## YOUR TASK
Reproduce each line exactly, including spacing and punctuation.

## INFORMATION PROVIDED
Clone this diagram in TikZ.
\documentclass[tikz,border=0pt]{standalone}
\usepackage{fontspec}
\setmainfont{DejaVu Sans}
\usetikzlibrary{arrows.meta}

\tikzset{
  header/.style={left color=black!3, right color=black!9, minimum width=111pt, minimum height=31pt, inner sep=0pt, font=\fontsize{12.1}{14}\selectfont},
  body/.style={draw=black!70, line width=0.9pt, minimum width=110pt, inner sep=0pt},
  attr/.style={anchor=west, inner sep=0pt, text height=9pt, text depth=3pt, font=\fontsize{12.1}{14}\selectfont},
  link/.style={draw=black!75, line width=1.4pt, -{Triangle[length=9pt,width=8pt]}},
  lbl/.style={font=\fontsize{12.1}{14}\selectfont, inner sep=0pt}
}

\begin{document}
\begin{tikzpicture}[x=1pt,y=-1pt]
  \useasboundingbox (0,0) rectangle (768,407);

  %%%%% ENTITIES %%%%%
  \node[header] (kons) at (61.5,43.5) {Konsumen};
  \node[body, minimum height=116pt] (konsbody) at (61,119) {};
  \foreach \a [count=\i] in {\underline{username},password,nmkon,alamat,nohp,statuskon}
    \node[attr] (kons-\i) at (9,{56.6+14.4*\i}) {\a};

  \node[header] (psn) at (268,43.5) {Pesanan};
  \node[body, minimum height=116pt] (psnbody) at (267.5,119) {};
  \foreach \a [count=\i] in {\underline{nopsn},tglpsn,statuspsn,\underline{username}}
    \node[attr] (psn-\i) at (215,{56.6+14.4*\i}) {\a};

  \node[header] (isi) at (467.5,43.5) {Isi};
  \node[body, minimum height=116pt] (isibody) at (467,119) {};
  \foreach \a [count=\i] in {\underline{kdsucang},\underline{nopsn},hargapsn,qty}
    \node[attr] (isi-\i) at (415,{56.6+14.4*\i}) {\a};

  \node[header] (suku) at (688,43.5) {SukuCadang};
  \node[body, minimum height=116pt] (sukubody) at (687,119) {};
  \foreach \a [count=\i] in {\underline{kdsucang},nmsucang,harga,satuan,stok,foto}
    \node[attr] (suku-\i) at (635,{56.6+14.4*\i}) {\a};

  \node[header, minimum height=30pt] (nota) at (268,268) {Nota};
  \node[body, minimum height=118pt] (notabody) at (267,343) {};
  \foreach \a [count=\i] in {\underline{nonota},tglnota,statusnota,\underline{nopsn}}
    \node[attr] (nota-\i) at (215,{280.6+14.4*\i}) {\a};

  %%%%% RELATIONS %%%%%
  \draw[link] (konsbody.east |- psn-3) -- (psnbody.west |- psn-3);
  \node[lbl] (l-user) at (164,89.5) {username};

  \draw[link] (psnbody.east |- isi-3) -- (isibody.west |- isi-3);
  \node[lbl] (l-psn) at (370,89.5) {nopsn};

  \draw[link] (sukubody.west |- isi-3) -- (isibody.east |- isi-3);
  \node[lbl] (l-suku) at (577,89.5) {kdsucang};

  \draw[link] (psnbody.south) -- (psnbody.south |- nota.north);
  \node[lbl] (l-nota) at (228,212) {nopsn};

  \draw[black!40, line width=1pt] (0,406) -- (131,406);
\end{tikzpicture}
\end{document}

## RESPONSE FOR THIS EXERCISE
Clone this diagram in TikZ.
\documentclass[tikz,border=0pt]{standalone}
\usepackage{fontspec}
\setmainfont{DejaVu Sans}
\usetikzlibrary{arrows.meta}

\tikzset{
  header/.style={left color=black!3, right color=black!9, minimum width=111pt, minimum height=31pt, inner sep=0pt, font=\fontsize{12.1}{14}\selectfont},
  body/.style={draw=black!70, line width=0.9pt, minimum width=110pt, inner sep=0pt},
  attr/.style={anchor=west, inner sep=0pt, text height=9pt, text depth=3pt, font=\fontsize{12.1}{14}\selectfont},
  link/.style={draw=black!75, line width=1.4pt, -{Triangle[length=9pt,width=8pt]}},
  lbl/.style={font=\fontsize{12.1}{14}\selectfont, inner sep=0pt}
}

\begin{document}
\begin{tikzpicture}[x=1pt,y=-1pt]
  \useasboundingbox (0,0) rectangle (768,407);

  %%%%% ENTITIES %%%%%
  \node[header] (kons) at (61.5,43.5) {Konsumen};
  \node[body, minimum height=116pt] (konsbody) at (61,119) {};
  \foreach \a [count=\i] in {\underline{username},password,nmkon,alamat,nohp,statuskon}
    \node[attr] (kons-\i) at (9,{56.6+14.4*\i}) {\a};

  \node[header] (psn) at (268,43.5) {Pesanan};
  \node[body, minimum height=116pt] (psnbody) at (267.5,119) {};
  \foreach \a [count=\i] in {\underline{nopsn},tglpsn,statuspsn,\underline{username}}
    \node[attr] (psn-\i) at (215,{56.6+14.4*\i}) {\a};

  \node[header] (isi) at (467.5,43.5) {Isi};
  \node[body, minimum height=116pt] (isibody) at (467,119) {};
  \foreach \a [count=\i] in {\underline{kdsucang},\underline{nopsn},hargapsn,qty}
    \node[attr] (isi-\i) at (415,{56.6+14.4*\i}) {\a};

  \node[header] (suku) at (688,43.5) {SukuCadang};
  \node[body, minimum height=116pt] (sukubody) at (687,119) {};
  \foreach \a [count=\i] in {\underline{kdsucang},nmsucang,harga,satuan,stok,foto}
    \node[attr] (suku-\i) at (635,{56.6+14.4*\i}) {\a};

  \node[header, minimum height=30pt] (nota) at (268,268) {Nota};
  \node[body, minimum height=118pt] (notabody) at (267,343) {};
  \foreach \a [count=\i] in {\underline{nonota},tglnota,statusnota,\underline{nopsn}}
    \node[attr] (nota-\i) at (215,{280.6+14.4*\i}) {\a};

  %%%%% RELATIONS %%%%%
  \draw[link] (konsbody.east |- psn-3) -- (psnbody.west |- psn-3);
  \node[lbl] (l-user) at (164,89.5) {username};

  \draw[link] (psnbody.east |- isi-3) -- (isibody.west |- isi-3);
  \node[lbl] (l-psn) at (370,89.5) {nopsn};

  \draw[link] (sukubody.west |- isi-3) -- (isibody.east |- isi-3);
  \node[lbl] (l-suku) at (577,89.5) {kdsucang};

  \draw[link] (psnbody.south) -- (psnbody.south |- nota.north);
  \node[lbl] (l-nota) at (228,212) {nopsn};

  \draw[black!40, line width=1pt] (0,406) -- (131,406);
\end{tikzpicture}
\end{document}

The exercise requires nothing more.